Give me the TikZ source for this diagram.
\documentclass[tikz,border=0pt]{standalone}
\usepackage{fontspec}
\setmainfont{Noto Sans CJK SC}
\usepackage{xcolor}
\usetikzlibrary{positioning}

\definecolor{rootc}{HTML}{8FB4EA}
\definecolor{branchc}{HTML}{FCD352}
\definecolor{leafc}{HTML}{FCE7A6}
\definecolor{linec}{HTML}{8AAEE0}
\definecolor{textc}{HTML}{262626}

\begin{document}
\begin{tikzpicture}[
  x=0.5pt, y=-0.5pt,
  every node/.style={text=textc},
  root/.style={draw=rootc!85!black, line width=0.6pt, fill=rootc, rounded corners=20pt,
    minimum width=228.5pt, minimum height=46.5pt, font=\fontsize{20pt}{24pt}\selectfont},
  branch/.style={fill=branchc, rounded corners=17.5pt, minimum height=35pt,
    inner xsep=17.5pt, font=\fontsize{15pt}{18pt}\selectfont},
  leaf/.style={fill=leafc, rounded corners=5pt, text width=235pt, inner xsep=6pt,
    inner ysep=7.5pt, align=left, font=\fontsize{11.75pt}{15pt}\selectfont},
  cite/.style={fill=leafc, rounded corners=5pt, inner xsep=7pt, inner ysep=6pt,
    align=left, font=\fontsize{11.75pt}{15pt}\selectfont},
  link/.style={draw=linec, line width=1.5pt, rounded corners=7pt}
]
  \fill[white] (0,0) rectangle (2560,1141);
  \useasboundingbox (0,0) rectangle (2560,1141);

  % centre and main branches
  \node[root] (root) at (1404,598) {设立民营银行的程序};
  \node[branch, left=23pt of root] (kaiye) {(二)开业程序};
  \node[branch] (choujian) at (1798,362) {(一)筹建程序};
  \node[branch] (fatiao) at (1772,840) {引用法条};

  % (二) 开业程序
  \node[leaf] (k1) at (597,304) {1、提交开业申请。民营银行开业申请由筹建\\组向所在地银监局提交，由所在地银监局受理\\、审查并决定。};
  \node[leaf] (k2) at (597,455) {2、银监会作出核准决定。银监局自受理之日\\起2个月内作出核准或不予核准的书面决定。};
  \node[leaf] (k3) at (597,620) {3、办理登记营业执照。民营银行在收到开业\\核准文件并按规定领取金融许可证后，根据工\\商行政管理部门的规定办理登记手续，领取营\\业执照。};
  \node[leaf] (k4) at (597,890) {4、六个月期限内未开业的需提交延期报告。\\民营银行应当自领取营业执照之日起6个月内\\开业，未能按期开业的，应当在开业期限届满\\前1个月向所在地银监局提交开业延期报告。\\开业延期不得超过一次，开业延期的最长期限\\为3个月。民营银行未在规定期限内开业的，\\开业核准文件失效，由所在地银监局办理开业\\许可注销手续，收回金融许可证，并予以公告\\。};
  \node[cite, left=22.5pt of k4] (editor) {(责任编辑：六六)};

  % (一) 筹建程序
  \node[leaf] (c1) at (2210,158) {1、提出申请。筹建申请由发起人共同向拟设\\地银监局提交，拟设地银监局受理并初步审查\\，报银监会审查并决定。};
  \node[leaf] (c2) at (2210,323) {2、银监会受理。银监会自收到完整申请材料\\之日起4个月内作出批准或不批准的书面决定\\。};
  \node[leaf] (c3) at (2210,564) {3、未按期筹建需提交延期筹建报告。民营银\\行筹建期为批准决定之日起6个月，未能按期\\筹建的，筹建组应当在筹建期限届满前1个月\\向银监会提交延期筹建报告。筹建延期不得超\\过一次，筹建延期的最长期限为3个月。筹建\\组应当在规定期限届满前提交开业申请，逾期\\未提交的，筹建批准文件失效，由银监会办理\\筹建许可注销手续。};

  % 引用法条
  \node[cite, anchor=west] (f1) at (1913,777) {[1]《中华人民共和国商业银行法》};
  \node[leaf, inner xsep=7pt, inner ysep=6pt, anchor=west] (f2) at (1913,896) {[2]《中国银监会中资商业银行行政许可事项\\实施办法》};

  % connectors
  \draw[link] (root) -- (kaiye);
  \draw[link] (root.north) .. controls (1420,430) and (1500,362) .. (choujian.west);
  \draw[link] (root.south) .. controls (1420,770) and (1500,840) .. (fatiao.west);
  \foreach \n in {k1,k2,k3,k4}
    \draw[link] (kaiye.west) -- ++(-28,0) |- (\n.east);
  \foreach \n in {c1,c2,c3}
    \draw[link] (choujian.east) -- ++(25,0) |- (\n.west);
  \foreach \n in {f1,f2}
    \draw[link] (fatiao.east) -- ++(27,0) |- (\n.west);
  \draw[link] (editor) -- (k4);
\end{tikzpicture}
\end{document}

————————

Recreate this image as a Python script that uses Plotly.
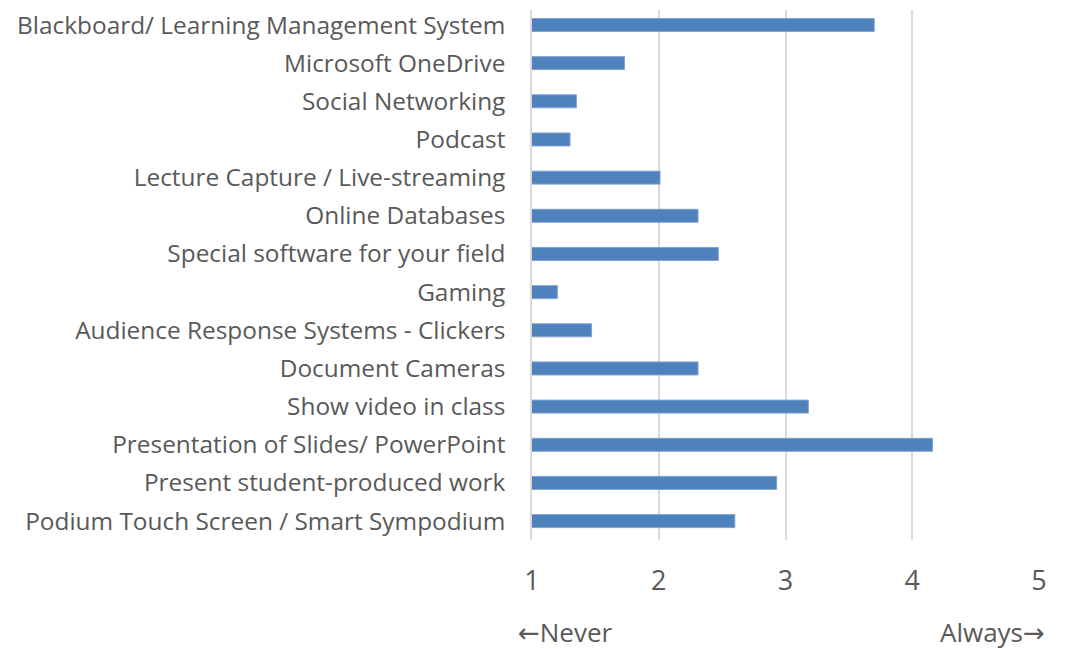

————————

Your goal: Identify the lines in the entries that hold "this" and return each one.

Answer to the problem:
Give me the TikZ source for this diagram.
Recreate this image as a Python script that uses Plotly.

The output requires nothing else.